## Requirement
Set the data down again, exactly as it reads, but without the pictures.

--- START OF Given data ---

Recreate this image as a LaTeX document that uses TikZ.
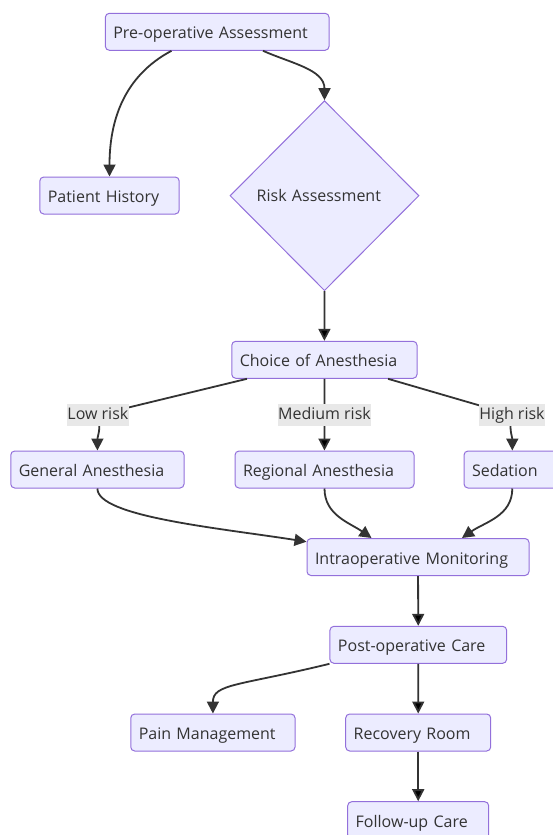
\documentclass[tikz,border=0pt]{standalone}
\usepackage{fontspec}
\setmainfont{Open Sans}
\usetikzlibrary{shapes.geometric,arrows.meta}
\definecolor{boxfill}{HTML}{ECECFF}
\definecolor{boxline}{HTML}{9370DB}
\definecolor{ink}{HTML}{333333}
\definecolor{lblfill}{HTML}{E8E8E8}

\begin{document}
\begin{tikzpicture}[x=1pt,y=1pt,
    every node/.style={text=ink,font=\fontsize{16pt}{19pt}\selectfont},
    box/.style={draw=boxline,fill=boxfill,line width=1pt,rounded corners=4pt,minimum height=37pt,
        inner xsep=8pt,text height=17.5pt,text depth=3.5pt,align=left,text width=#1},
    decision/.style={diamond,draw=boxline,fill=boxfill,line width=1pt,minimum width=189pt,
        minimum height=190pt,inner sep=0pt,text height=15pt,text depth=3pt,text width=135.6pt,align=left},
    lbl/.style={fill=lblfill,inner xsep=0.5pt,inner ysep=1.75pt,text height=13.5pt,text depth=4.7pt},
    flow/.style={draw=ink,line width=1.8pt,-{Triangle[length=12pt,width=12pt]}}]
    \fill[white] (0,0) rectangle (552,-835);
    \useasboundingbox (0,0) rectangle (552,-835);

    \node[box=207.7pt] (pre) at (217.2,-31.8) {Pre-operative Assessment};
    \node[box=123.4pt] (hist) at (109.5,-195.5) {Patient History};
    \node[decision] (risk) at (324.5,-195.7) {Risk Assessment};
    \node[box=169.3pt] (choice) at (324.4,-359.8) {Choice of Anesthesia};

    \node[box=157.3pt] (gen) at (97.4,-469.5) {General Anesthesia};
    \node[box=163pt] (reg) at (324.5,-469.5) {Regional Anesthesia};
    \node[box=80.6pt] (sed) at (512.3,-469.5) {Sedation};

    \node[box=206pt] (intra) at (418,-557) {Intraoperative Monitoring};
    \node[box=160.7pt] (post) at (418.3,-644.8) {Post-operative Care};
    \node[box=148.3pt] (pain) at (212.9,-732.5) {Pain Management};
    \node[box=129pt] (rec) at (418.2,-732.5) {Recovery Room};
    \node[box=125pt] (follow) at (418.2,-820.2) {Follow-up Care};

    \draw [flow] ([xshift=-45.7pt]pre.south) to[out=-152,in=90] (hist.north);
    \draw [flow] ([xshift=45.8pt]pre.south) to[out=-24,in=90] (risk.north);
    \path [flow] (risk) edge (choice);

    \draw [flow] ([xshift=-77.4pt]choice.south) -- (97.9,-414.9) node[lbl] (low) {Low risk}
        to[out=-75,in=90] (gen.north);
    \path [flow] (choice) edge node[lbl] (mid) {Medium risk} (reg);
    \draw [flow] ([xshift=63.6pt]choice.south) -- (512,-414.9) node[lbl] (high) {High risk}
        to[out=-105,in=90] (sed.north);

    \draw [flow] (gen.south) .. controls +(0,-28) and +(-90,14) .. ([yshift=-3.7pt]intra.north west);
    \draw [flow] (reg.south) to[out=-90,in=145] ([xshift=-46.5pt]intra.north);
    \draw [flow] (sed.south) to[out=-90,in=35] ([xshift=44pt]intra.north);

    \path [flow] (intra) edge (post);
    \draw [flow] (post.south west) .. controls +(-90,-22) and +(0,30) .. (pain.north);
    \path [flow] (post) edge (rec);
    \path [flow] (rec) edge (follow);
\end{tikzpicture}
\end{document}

--- END OF Given data ---

## Answer for the task
Recreate this image as a LaTeX document that uses TikZ.
\documentclass[tikz,border=0pt]{standalone}
\usepackage{fontspec}
\setmainfont{Open Sans}
\usetikzlibrary{shapes.geometric,arrows.meta}
\definecolor{boxfill}{HTML}{ECECFF}
\definecolor{boxline}{HTML}{9370DB}
\definecolor{ink}{HTML}{333333}
\definecolor{lblfill}{HTML}{E8E8E8}

\begin{document}
\begin{tikzpicture}[x=1pt,y=1pt,
    every node/.style={text=ink,font=\fontsize{16pt}{19pt}\selectfont},
    box/.style={draw=boxline,fill=boxfill,line width=1pt,rounded corners=4pt,minimum height=37pt,
        inner xsep=8pt,text height=17.5pt,text depth=3.5pt,align=left,text width=#1},
    decision/.style={diamond,draw=boxline,fill=boxfill,line width=1pt,minimum width=189pt,
        minimum height=190pt,inner sep=0pt,text height=15pt,text depth=3pt,text width=135.6pt,align=left},
    lbl/.style={fill=lblfill,inner xsep=0.5pt,inner ysep=1.75pt,text height=13.5pt,text depth=4.7pt},
    flow/.style={draw=ink,line width=1.8pt,-{Triangle[length=12pt,width=12pt]}}]
    \fill[white] (0,0) rectangle (552,-835);
    \useasboundingbox (0,0) rectangle (552,-835);

    \node[box=207.7pt] (pre) at (217.2,-31.8) {Pre-operative Assessment};
    \node[box=123.4pt] (hist) at (109.5,-195.5) {Patient History};
    \node[decision] (risk) at (324.5,-195.7) {Risk Assessment};
    \node[box=169.3pt] (choice) at (324.4,-359.8) {Choice of Anesthesia};

    \node[box=157.3pt] (gen) at (97.4,-469.5) {General Anesthesia};
    \node[box=163pt] (reg) at (324.5,-469.5) {Regional Anesthesia};
    \node[box=80.6pt] (sed) at (512.3,-469.5) {Sedation};

    \node[box=206pt] (intra) at (418,-557) {Intraoperative Monitoring};
    \node[box=160.7pt] (post) at (418.3,-644.8) {Post-operative Care};
    \node[box=148.3pt] (pain) at (212.9,-732.5) {Pain Management};
    \node[box=129pt] (rec) at (418.2,-732.5) {Recovery Room};
    \node[box=125pt] (follow) at (418.2,-820.2) {Follow-up Care};

    \draw [flow] ([xshift=-45.7pt]pre.south) to[out=-152,in=90] (hist.north);
    \draw [flow] ([xshift=45.8pt]pre.south) to[out=-24,in=90] (risk.north);
    \path [flow] (risk) edge (choice);

    \draw [flow] ([xshift=-77.4pt]choice.south) -- (97.9,-414.9) node[lbl] (low) {Low risk}
        to[out=-75,in=90] (gen.north);
    \path [flow] (choice) edge node[lbl] (mid) {Medium risk} (reg);
    \draw [flow] ([xshift=63.6pt]choice.south) -- (512,-414.9) node[lbl] (high) {High risk}
        to[out=-105,in=90] (sed.north);

    \draw [flow] (gen.south) .. controls +(0,-28) and +(-90,14) .. ([yshift=-3.7pt]intra.north west);
    \draw [flow] (reg.south) to[out=-90,in=145] ([xshift=-46.5pt]intra.north);
    \draw [flow] (sed.south) to[out=-90,in=35] ([xshift=44pt]intra.north);

    \path [flow] (intra) edge (post);
    \draw [flow] (post.south west) .. controls +(-90,-22) and +(0,30) .. (pain.north);
    \path [flow] (post) edge (rec);
    \path [flow] (rec) edge (follow);
\end{tikzpicture}
\end{document}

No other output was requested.